Ways of working determine emergency communication tools

The surge in remote working throughout the pandemic has resulted in the usage of software-as-a-service (SaaS) solutions seeing a sharp rise over the past few years, as organizations ensured that  emergency communications systems could be accessed across multiple devices in remote environments. While the increase in SaaS usage has only marginally increased this year (up to 74.2% from 74.1% in 2021), there is still an expectation that businesses will invest in new technology to enhance their own range of in-house solutions this year.

Indeed, the report has found that organizations are now investing more in specialist emergency and crisis management tools to support remote business operations. This follows the trend of last year’s report, which saw a decline in free-to-use messaging applications, such as WhatsApp, as a tool for emergency communication. Organizations are finding that some tools, such as Microsoft Teams and Zoom, have been pushed to their use limit and are now looking for added functionality to match the unique requirements of their business. The sharpest increase for this has been in small- to mid-sized businesses, those which had previously viewed the investment as not worthwhile.

One particular tool is growing in importance even more, with organizations reporting the mobile phone as the most used device in a crisis. The functionality of SaaS applications on mobile phones has been a factor in the mobile phone becoming the dominant tool for an emergency response.

Not only is remote working influencing the overall trends, but a return to the office and an increase in hybrid working has also resulted in on-site technology (such as walkie-talkies/radios) beginning to record a comeback for emergency communications this year.

Response times are evolving

The ‘golden hour’ target for organizations to respond to a crisis and execute their emergency communications plan is still in play for more than 80% of respondents. In fact, the ‘golden five minutes’ is now a valid option for just under a quarter. However, the number of organizations who can activate their plan within five minutes has decreased from that seen last year. Alongside different survey demographics, this is likely a result of senior management requiring events to be analyzed more closely before action is taken, as well as a decline in incidents which need a response within 30 minutes.

Exercising remains key

The report remains firm that it is usually people, not technology, that represent the first point of failure in an emergency communications plan. Despite this, the number of organizations exercising their emergency communications plans at least once a year has fallen to 78.6% from 82.3% in 2021. This could be due to a difficulty testing response plans in remote environments or a unwillingness to exercise the plans due to a rise in real-life activations serving the same purpose. Although, it is exactly after a large-scale change in environment or working practices that an emergency communications response plan should be exercised.

Other findings:

  • More than a third of organizations have yet to introduce emergency communications tools and software
  • Respondents say the most important feature of an emergency communications tool was the ‘constant exchange of information to enable decision-making’
  • When asked how their organization ensured the acquisition of timely and reliable information in a crisis, 67.6% of respondents said it was by keeping employee contact details updated.

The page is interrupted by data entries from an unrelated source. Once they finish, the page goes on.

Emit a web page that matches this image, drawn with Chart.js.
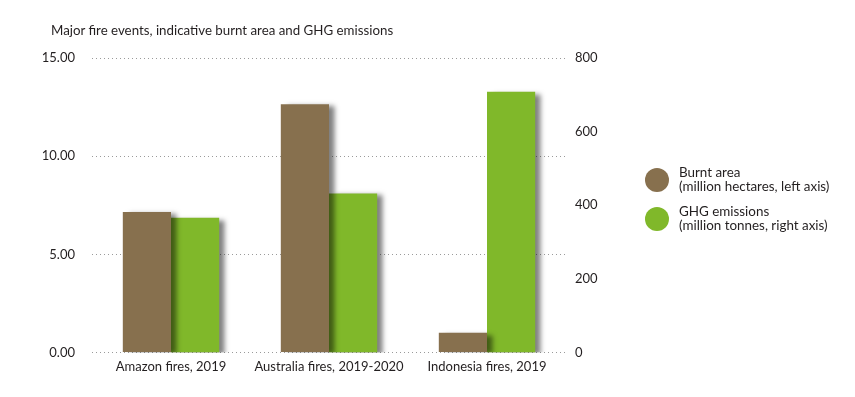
<!DOCTYPE html>
<html>
<head>
<meta charset="utf-8">
<script src="https://cdn.jsdelivr.net/npm/chart.js@4"></script>
<style>
  html, body { margin: 0; padding: 0; background: #fff; }
  #wrap { position: relative; width: 855px; height: 397px; overflow: hidden; font-family: Lato, sans-serif; color: #231f20; }
  #title { position: absolute; left: 51px; top: 22px; font-size: 13.3px; line-height: 16px; white-space: nowrap; }
  .leg { position: absolute; left: 645px; display: flex; align-items: center; }
  .dot { width: 24px; height: 24px; border-radius: 50%; margin-right: 10px; flex: none; }
  .lt { font-size: 13.4px; line-height: 13.5px; white-space: nowrap; }
  canvas { position: absolute; left: 0; top: 0; }
</style>
</head>
<body>
<div id="wrap">
  <canvas id="c" width="855" height="397"></canvas>
  <div id="title">Major fire events, indicative burnt area and GHG emissions</div>
  <div class="leg" style="top:166px"><div class="dot" style="background:#87704e"></div><div class="lt">Burnt area<br>(million hectares, left axis)</div></div>
  <div class="leg" style="top:205px"><div class="dot" style="background:#80b82a"></div><div class="lt">GHG emissions<br>(million tonnes, right axis)</div></div>
</div>
<script>
const categories = ["Amazon fires, 2019", "Australia fires, 2019-2020", "Indonesia fires, 2019"];
const burntArea = [7.15, 12.65, 1.0];      // million hectares (left axis)
const ghgEmissions = [366, 432, 708];      // million tonnes (right axis)
const leftTicks = [0, 5, 10, 15];
const rightTicks = [0, 200, 400, 600, 800];

Chart.defaults.font.family = 'Lato, sans-serif';
Chart.defaults.font.size = 13;
Chart.defaults.color = '#231f20';

const shadowPlugin = {
  id: 'barShadow',
  beforeDatasetsDraw(chart) {
    const ctx = chart.ctx;
    ctx.save();
    ctx.shadowColor = 'rgba(0,0,0,0.5)';
    ctx.shadowOffsetX = 6;
    ctx.shadowOffsetY = 2;
    ctx.shadowBlur = 5;
  },
  afterDatasetsDraw(chart) {
    chart.ctx.restore();
  }
};

new Chart(document.getElementById('c'), {
  type: 'bar',
  data: {
    labels: categories,
    datasets: [
      { label: 'Burnt area', data: burntArea, backgroundColor: '#87704e', yAxisID: 'yL', order: 0,
        categoryPercentage: 0.61, barPercentage: 1.0 },
      { label: 'GHG emissions', data: ghgEmissions, backgroundColor: '#80b82a', yAxisID: 'yR', order: 1,
        categoryPercentage: 0.61, barPercentage: 1.0 }
    ]
  },
  options: {
    responsive: false,
    animation: false,
    devicePixelRatio: 1,
    layout: { padding: { top: 58, left: 0, right: 0, bottom: 0 } },
    plugins: { legend: { display: false }, tooltip: { enabled: false } },
    scales: {
      x: {
        grid: { display: false, drawTicks: false },
        border: { display: false },
        ticks: { padding: 7, maxRotation: 0 },
        afterFit(s) { s.height = 44.5; }
      },
      yL: {
        position: 'left',
        min: 0, max: 15,
        afterBuildTicks(s) { s.ticks = leftTicks.map(v => ({ value: v })); },
        ticks: { padding: 17, callback: v => Number(v).toFixed(2) },
        grid: { color: '#9a9a9a', drawTicks: false, lineWidth: 1 },
        border: { display: false, dash: [1, 3] },
        afterFit(s) { s.width = 92; }
      },
      yR: {
        position: 'right',
        min: 0, max: 800,
        afterBuildTicks(s) { s.ticks = rightTicks.map(v => ({ value: v })); },
        ticks: { padding: 9, callback: v => String(v) },
        grid: { display: false, drawTicks: false },
        border: { display: false },
        afterFit(s) { s.width = 289; }
      }
    }
  },
  plugins: [shadowPlugin]
});
</script>
</body>
</html>
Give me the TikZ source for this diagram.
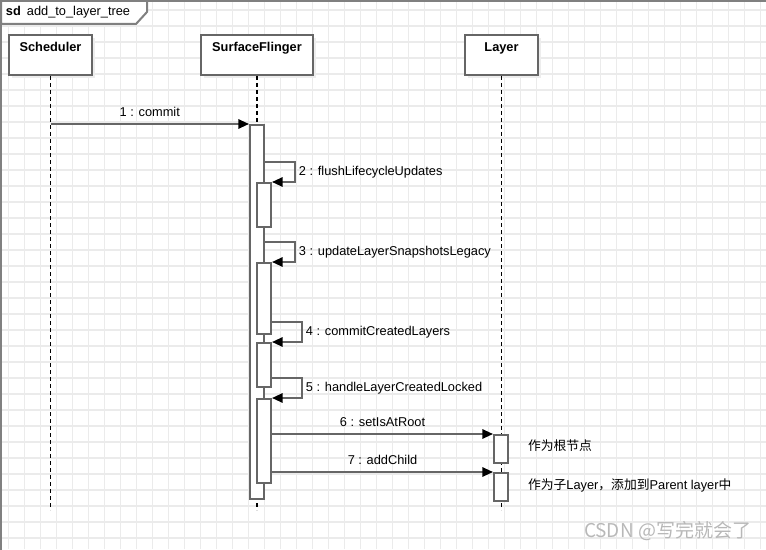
\documentclass[tikz,border=0pt]{standalone}
\usepackage{fontspec}
\setmainfont{Liberation Sans}
\newfontfamily\cjk{Noto Sans CJK SC}
\usetikzlibrary{arrows.meta,shadows}
\definecolor{edge}{HTML}{666666}
\definecolor{gridc}{HTML}{EBEBEB}
\definecolor{framec}{HTML}{808080}
\newcommand\sdsize{\fontsize{9.6pt}{12pt}\selectfont}
\tikzset{
every picture/.style={
line width=1.5pt
}}

\begin{document}
\begin{tikzpicture}[x=0.75pt, y=-0.75pt, font=\sdsize,
head/.style = {rectangle, draw=edge, fill=white, minimum width=#1, inner sep=0pt,
  text height=12.75pt, text depth=17.25pt, font=\sdsize\bfseries, anchor=north,
  general shadow={fill=black!7, shadow xshift=2.5pt, shadow yshift=-2.5pt}},
act/.style = {rectangle, draw=edge, fill=white, minimum width=10.5pt, minimum height=#1,
  inner sep=0pt, anchor=north},
msg/.style = {draw=edge, -{Triangle[length=8pt, width=7pt, color=black]}},
lifeline/.style = {draw=black, line width=0.9pt, dash pattern=on 3pt off 2.25pt},
note/.style = {anchor=west, inner sep=0pt, font=\sdsize\cjk}]

\useasboundingbox (0,0) rectangle (766,549);
\clip (0,0) rectangle (766,549);

% grid
\foreach \x in {8.5,24.5,...,760.5}
  \draw[gridc, line width=1.1pt] (\x,0) -- (\x,549);
\foreach \y in {9.8,25.8,...,541.8}
  \draw[gridc, line width=1.1pt] (0,\y) -- (766,\y);

% frame
\draw[framec] (780,1) -- (1,1) -- (1,560);
\draw[framec, fill=white] (1,1) -- (147,1) -- (147,12) -- (136,24) -- (1,24) -- cycle;
\node[anchor=west, inner sep=0pt] (sd) at (5,12.5) {\textbf{sd}\hspace{4.5pt}add\_to\_layer\_tree};

% lifelines
\node[head=62.25pt] (sch) at (50.5,34) {Scheduler};
\node[head=84pt] (sf) at (257,34) {SurfaceFlinger};
\node[head=54.75pt] (lay) at (501.5,34) {Layer};

\coordinate (bottom) at (0,510);
\draw[lifeline] (sch.south) -- (sch.south |- bottom);
\draw[lifeline] (sf.south) -- (sf.south |- bottom);
\draw[lifeline] (lay.south) -- (lay.south |- bottom);

% activations
\node[act=280.5pt] (a0) at (257,124) {};
\node[act=33pt] (a1) at (264,182) {};
\node[act=53.25pt] (a2) at (264,262) {};
\node[act=33pt] (a3) at (264,342) {};
\node[act=63pt] (a4) at (264,398) {};
\node[act=21pt] (l1) at (501,434) {};
\node[act=21pt] (l2) at (501,472) {};

% messages
\draw[msg] (sch.south |- a0.north) -- (a0.north west)
  node[midway, above, inner sep=4.5pt] {1 : commit};
\draw[msg] ([yshift=15pt]a1.north -| a0.east) -- ++(30,0) -- ++(0,20)
  node[midway, right, inner sep=2.2pt] {2 : flushLifecycleUpdates} -- (a1.north east);
\draw[msg] ([yshift=15pt]a2.north -| a0.east) -- ++(30,0) -- ++(0,20)
  node[midway, right, inner sep=2.2pt] {3 : updateLayerSnapshotsLegacy} -- (a2.north east);
\draw[msg] ([yshift=15pt]a3.north -| a2.east) -- ++(30,0) -- ++(0,20)
  node[midway, right, inner sep=2.2pt] {4 : commitCreatedLayers} -- (a3.north east);
\draw[msg] ([yshift=15pt]a4.north -| a3.east) -- ++(30,0) -- ++(0,20)
  node[midway, right, inner sep=2.2pt] {5 : handleLayerCreatedLocked} -- (a4.north east);
\draw[msg] (a4.east |- l1.north) -- (l1.north west)
  node[midway, above, inner sep=4.5pt] {6 : setIsAtRoot};
\draw[msg] (a4.east |- l2.north) -- (l2.north west)
  node[midway, above, inner sep=4.5pt] {7 : addChild};

% notes
\node[note] (n1) at ([xshift=13.5pt, yshift=2.5pt]l1.east) {作为根节点};
\node[note] (n2) at ([xshift=13.5pt, yshift=1pt]l2.east)
  {作为子{\rmfamily Layer}，添加到{\rmfamily Parent layer}中};

\node[anchor=east, inner sep=0pt, text=black!28, font=\fontsize{14.25pt}{16pt}\selectfont\cjk]
  (mark) at (752,531) {CSDN @写完就会了};
\end{tikzpicture}
\end{document}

“We have seen the emergency and crisis communication market evolve dramatically during COVID: there was a spike in the take-up of emergency communication tools and software in 2020 as organizations grappled to address communication issues in the early part of the pandemic. A rise in activations of emergency communication plans as a result of COVID ensured staff gained familiarity with process and procedures, and management pushed investment for new communication technologies.

“However, 2021 saw a slight cooling in the uptake of emergency and crisis communication tools after the burst of activity in 2020. What we are noting is organizations becoming far more discerning when choosing solutions: they are seeking solutions which still work during communication blackouts, demanding tools which have the facility for team collaboration during a crisis and requesting extra security from their solutions. Last year was all also all about speed of communication, with organizations chasing to get plans activated within five minutes. This year, organizations have learnt the value of trading speed over insight, with response times going out towards 30 minutes as management become more demanding of information in the early stages of an incident.”